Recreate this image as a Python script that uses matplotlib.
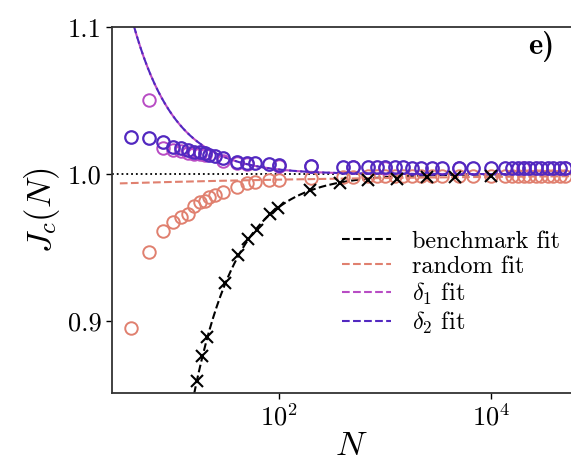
import numpy as np
import matplotlib
matplotlib.use('Agg')
import matplotlib.pyplot as plt
from matplotlib.lines import Line2D

plt.rcParams['font.family'] = 'cmr10'
plt.rcParams['mathtext.fontset'] = 'cm'
plt.rcParams['axes.formatter.use_mathtext'] = True

# benchmark (crosses)
N_bench = [17, 19, 21, 31, 41, 51, 62, 82, 98, 196, 380, 700, 1300, 2500, 4600, 10000]
J_bench = [0.859, 0.876, 0.889, 0.926, 0.945, 0.956, 0.962, 0.973, 0.977, 0.989,
           0.994, 0.996, 0.997, 0.998, 0.998, 0.999]

# random / delta1 / delta2 (circles)
N_small = [4, 6, 8, 10, 12, 14, 16, 18, 20, 22, 25, 30, 40, 50, 60, 80, 100]
N_large = [200, 400, 500, 700, 850, 1000, 1250, 1500, 1800, 2200, 2800, 3500, 5000,
           6800, 10000, 13500, 16000, 18000, 20500, 23000, 26500, 30000, 34500,
           39000, 45000, 50000]

J_random_small = [0.895, 0.947, 0.961, 0.9676, 0.971, 0.973, 0.978, 0.981, 0.982,
                  0.9846, 0.9857, 0.988, 0.9914, 0.9937, 0.9948, 0.9959, 0.9959]
J_random_large = [0.9975, 0.998, 0.998, 0.9985, 0.9985, 0.9985, 0.999, 0.999, 0.999,
                  0.999, 0.999, 0.999, 0.999, 0.999, 0.999, 0.999, 0.999, 0.999,
                  0.999, 0.999, 0.999, 0.999, 0.999, 0.999, 0.999, 0.999]

J_d2_small = [1.0254, 1.0243, 1.0220, 1.0186, 1.0177, 1.0163, 1.0152, 1.0152, 1.0143,
              1.0130, 1.0120, 1.0107, 1.0084, 1.0075, 1.0075, 1.0070, 1.0061]
J_d2_large = [1.0055, 1.0050, 1.0050, 1.0048, 1.0048, 1.0048, 1.0046, 1.0046, 1.0045,
              1.0045, 1.0044, 1.0044, 1.0043, 1.0042, 1.0042, 1.0041, 1.0041, 1.0041,
              1.0040, 1.0040, 1.0040, 1.0040, 1.0040, 1.0040, 1.0040, 1.0040]

N_d1 = [6, 8, 10, 12, 14, 16, 18, 20, 30, 40, 50, 100, 200, 500, 1000, 5000, 20000, 50000]
J_d1 = [1.0503, 1.0175, 1.0165, 1.0155, 1.0145, 1.0140, 1.0135, 1.0130, 1.0090,
        1.0078, 1.0070, 1.0058, 1.0052, 1.0047, 1.0045, 1.0042, 1.0040, 1.0040]

# fit coefficients, J = 1 + a / N**b
fit_bench = (-2.58, 1.03)
fit_random = (-0.0075, 0.15)
fit_d1 = (0.5, 1.1)
fit_d2 = (0.5, 1.1)

c_rand = '#e0806f'
c_d1 = '#b84cc4'
c_d2 = '#5228c0'

fig = plt.figure(figsize=(5.71, 4.69), dpi=100)
ax = fig.add_axes([0.196, 0.162, 0.837, 0.780])

Nf = np.logspace(0.5, 5, 400)
ax.axhline(1.0, color='black', ls=':', lw=1.3, zorder=1)

ax.plot(N_small + N_large, J_random_small + J_random_large, 'o', mfc='none', mec=c_rand,
        ms=9, mew=1.4, zorder=3)
ax.plot(N_d1, J_d1, 'o', mfc='none', mec=c_d1, ms=9, mew=1.4, zorder=3)
ax.plot(N_small + N_large, J_d2_small + J_d2_large, 'o', mfc='none', mec=c_d2,
        ms=9, mew=1.6, zorder=4)
ax.plot(N_bench, J_bench, 'x', color='black', ms=9, mew=1.5, zorder=5)

ax.plot(Nf, 1 + fit_bench[0] / Nf**fit_bench[1], '--', color='black', lw=1.5, zorder=2)
ax.plot(Nf, 1 + fit_random[0] / Nf**fit_random[1], '--', color=c_rand, lw=1.5, zorder=2)
ax.plot(Nf, 1 + fit_d1[0] / Nf**fit_d1[1], '--', color=c_d1, lw=1.5, zorder=2)
ax.plot(Nf, 1 + fit_d2[0] / Nf**fit_d2[1], color=c_d2, lw=1.5,
        ls=(2.6, (3.7, 1.6)), zorder=2)

ax.set_xscale('log')
ax.set_xlim(10**0.425, 10**4.935)
ax.set_ylim(0.851, 1.1)
ax.set_xticks([1e2, 1e4])
ax.xaxis.set_minor_locator(matplotlib.ticker.NullLocator())
ax.set_yticks([0.9, 1.0, 1.1])
ax.set_yticklabels(['0.9', '1.0', '1.1'])
ax.tick_params(labelsize=19, length=4, width=1)
for s in ax.spines.values():
    s.set_linewidth(1.3)
    s.set_color('#333333')

ax.set_xlabel(r'$N$', fontsize=25, labelpad=0)
ax.set_ylabel(r'$J_c(N)$', fontsize=25, labelpad=4)

handles = [Line2D([], [], color=c, ls='--', lw=1.5) for c in ['black', c_rand, c_d1, c_d2]]
labels = ['benchmark fit', 'random fit', r'$\delta_1$ fit', r'$\delta_2$ fit']
ax.legend(handles, labels, loc='lower left', bbox_to_anchor=(0.461, 0.13), frameon=False,
          fontsize=17.5, handlelength=2.0, handletextpad=0.9, labelspacing=0.12,
          borderaxespad=0)

fig.text(528 / 571, 1 - 47 / 469, 'e)', fontfamily='cmb10', fontsize=22, va='center')

fig.savefig('out.png', dpi=100)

Given task: Leave out any pictures and return exactly the lines from the beginning of the data through the line with "from matplotlib.lines import Line2D", inclusive.

Exercise solution:
Recreate this image as a Python script that uses matplotlib.
import numpy as np
import matplotlib
matplotlib.use('Agg')
import matplotlib.pyplot as plt
from matplotlib.lines import Line2D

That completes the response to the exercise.